I have loved you with everlasting love, therefore have I drawn thee with lovingkindness. Jeremiah 31:3
The muted rhythmic clatter of train wheels and the gentle rocking of the coach did nothing to soothe my growing despondency. For months heaven seemed deaf to my prayers for companionship. Loneliness consumed me. Worse, I believed God had abandoned me.
"Don't you care what's happening in my life?" I accused toward heaven. Wiping away tears, I stared vacantly through the window as the train clickerty-clacked past gently sloping hills and open pasture. Cattle grazed lazily. Wisps of cotton-white clouds fingered the endless mid‑western sky.
But it may as well have been stormy gray for as much as nature's elegance impressed me.
Then all at once an image flashed across my mind's eye. Transfixed by its sudden appearance, I watched myself raise a defiant fist and shout toward heaven, "I thought you loved me!" The words seared across my lips. "Then why do you ignore me?"
As the panorama continued, I watched myself slowly turned, as if on a moving stage, until the Lord Jesus – on the cross – loomed before me. He hung in silence. His arms outstretched. Head bowed. His gentle eyes fixed on mine.
I froze, gripped by the image of the crucified Christ watching me play out my tantrum. My fist fell to my side and I saw myself fall to my knees in shame.
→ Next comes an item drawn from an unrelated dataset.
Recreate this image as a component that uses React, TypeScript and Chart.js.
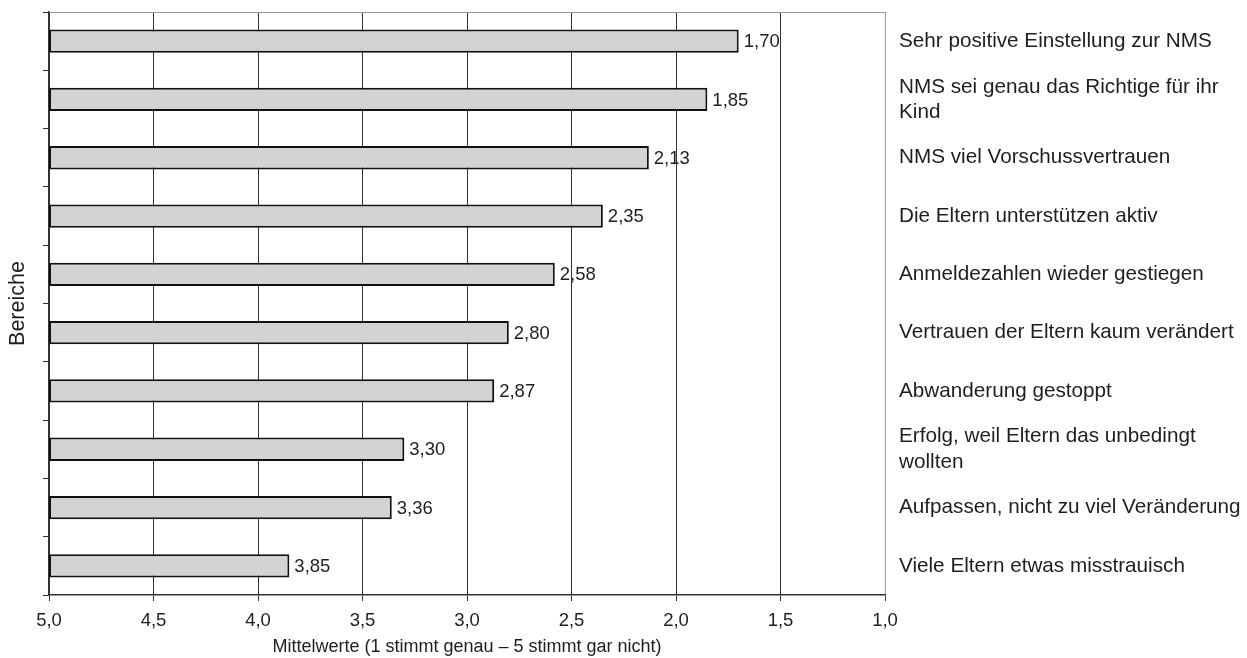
import React, { useEffect, useRef } from "react";
import { Chart, registerables } from "chart.js";

Chart.register(...registerables);

const categories: (string | string[])[] = [
  "Sehr positive Einstellung zur NMS",
  ["NMS sei genau das Richtige für ihr", "Kind"],
  "NMS viel Vorschussvertrauen",
  "Die Eltern unterstützen aktiv",
  "Anmeldezahlen wieder gestiegen",
  "Vertrauen der Eltern kaum verändert",
  "Abwanderung gestoppt",
  ["Erfolg, weil Eltern das unbedingt", "wollten"],
  "Aufpassen, nicht zu viel Veränderung",
  "Viele Eltern etwas misstrauisch",
];

const meanValues: number[] = [1.7, 1.85, 2.13, 2.35, 2.58, 2.8, 2.87, 3.3, 3.36, 3.85];

const scaleStart = 5;
const scaleEnd = 1;

const xTitle = "Mittelwerte (1 stimmt genau – 5 stimmt gar nicht)";
const yTitle = "Bereiche";

const FONT = "'Liberation Sans', Arial, sans-serif";
const TEXT = "#1e1e1e";

const fmt = (v: number, d: number) => v.toFixed(d).replace(".", ",");

const valueLabels = {
  id: "valueLabels",
  afterDatasetsDraw(chart: any) {
    const ctx = chart.ctx;
    const xs = chart.scales.x;
    const meta = chart.getDatasetMeta(0);
    ctx.save();
    ctx.font = `18.5px ${FONT}`;
    ctx.fillStyle = TEXT;
    ctx.textAlign = "left";
    ctx.textBaseline = "middle";
    meta.data.forEach((el: any, i: number) => {
      const v = meanValues[i];
      const px = xs.getPixelForValue(v);
      ctx.fillText(fmt(v, 2), px + 5, el.y + 1);
    });
    ctx.restore();
  },
};

export default function App() {
  const ref = useRef<HTMLCanvasElement | null>(null);

  useEffect(() => {
    if (!ref.current) return;
    const chart = new Chart(ref.current, {
      type: "bar",
      data: {
        labels: categories as any,
        datasets: [
          {
            data: meanValues.map((v) => [scaleStart, v]) as any,
            backgroundColor: "#d3d3d5",
            borderColor: "#111",
            borderWidth: 2,
            borderSkipped: false,
            barPercentage: 0.4,
            categoryPercentage: 1,
          },
        ],
      },
      options: {
        indexAxis: "y",
        animation: false,
        responsive: false,
        maintainAspectRatio: false,
        layout: { padding: { top: 12, left: 0, right: 0, bottom: 0 } },
        plugins: {
          legend: { display: false },
          tooltip: { enabled: false },
          title: { display: false },
        },
        scales: {
          x: {
            type: "linear",
            position: "bottom",
            min: scaleEnd,
            max: scaleStart,
            reverse: true,
            ticks: {
              stepSize: 0.5,
              padding: 9,
              color: TEXT,
              font: { family: FONT, size: 18.5 },
              callback: (v: any) => fmt(Number(v), 1),
            },
            grid: {
              color: (c: any) => (c.tick && c.tick.value === scaleEnd ? "#9a9a9a" : "#333"),
              tickColor: "#333",
              lineWidth: 1,
              tickLength: 6,
            },
            border: { color: "#333", width: 1.5 },
            title: {
              display: true,
              text: xTitle,
              color: TEXT,
              font: { family: FONT, size: 18 },
              padding: { top: 0, bottom: 0 },
            },
            afterFit: (s: any) => {
              s.height = 63;
              s.paddingLeft = 0;
              s.paddingRight = 0;
            },
          },
          y: {
            type: "category",
            position: "left",
            offset: true,
            ticks: { display: false },
            grid: {
              offset: true,
              drawOnChartArea: true,
              color: (c: any) => (c.index === 0 ? "#9a9a9a" : "rgba(0,0,0,0)"),
              tickColor: "#333",
              tickLength: 6,
            },
            border: { color: "#333", width: 1.5 },
            title: {
              display: true,
              text: yTitle,
              color: TEXT,
              font: { family: FONT, size: 21.5 },
              padding: { top: 5, bottom: 0 },
            },
            afterFit: (s: any) => {
              s.width = 49;
              s.paddingTop = 0;
              s.paddingBottom = 0;
            },
          },
          y2: {
            type: "category",
            position: "right",
            offset: true,
            labels: categories as any,
            ticks: {
              padding: 14,
              color: TEXT,
              font: { family: FONT, size: 20.7, lineHeight: 1.22 },
              autoSkip: false,
            },
            grid: { display: false, drawTicks: false },
            border: { display: false },
            afterFit: (s: any) => {
              s.width = 1247 - 885;
              s.paddingTop = 0;
              s.paddingBottom = 0;
            },
          },
        },
      } as any,
      plugins: [valueLabels],
    });
    return () => chart.destroy();
  }, []);

  return (
    <div style={{ position: "absolute", left: 0, top: 0, width: 1247, height: 658, background: "#fff" }}>
      <canvas ref={ref} width={1247} height={658} style={{ display: "block" }} />
    </div>
  );
}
And then, as suddenly as the scene appeared in my mind, it was gone. But its message lingered, working its way deep into my heart.
I doubted His love. I accused Him of forsaking me. And then I saw His outstretched arms. And His eyes. I pressed my forehead against the glass pane, closed my eyes and repented.
It is with a measure of shame I confess that, although forty years have passed – forty – I am at times still sorely impatient when God delays answering my prayers. Nor do I yet find it particularly easy to always accept His “No,” when I want Him to say “Yes.”
But that He loves me – deeply loves me – is no longer an issue. Calvary has forever settled that question. The cross is Christ’s quiet testimony of a love that transcends all my despair, loneliness, heartache, and temper tantrums. The cross is for me His final answer to the question, "Don't you care what's happening in my life?"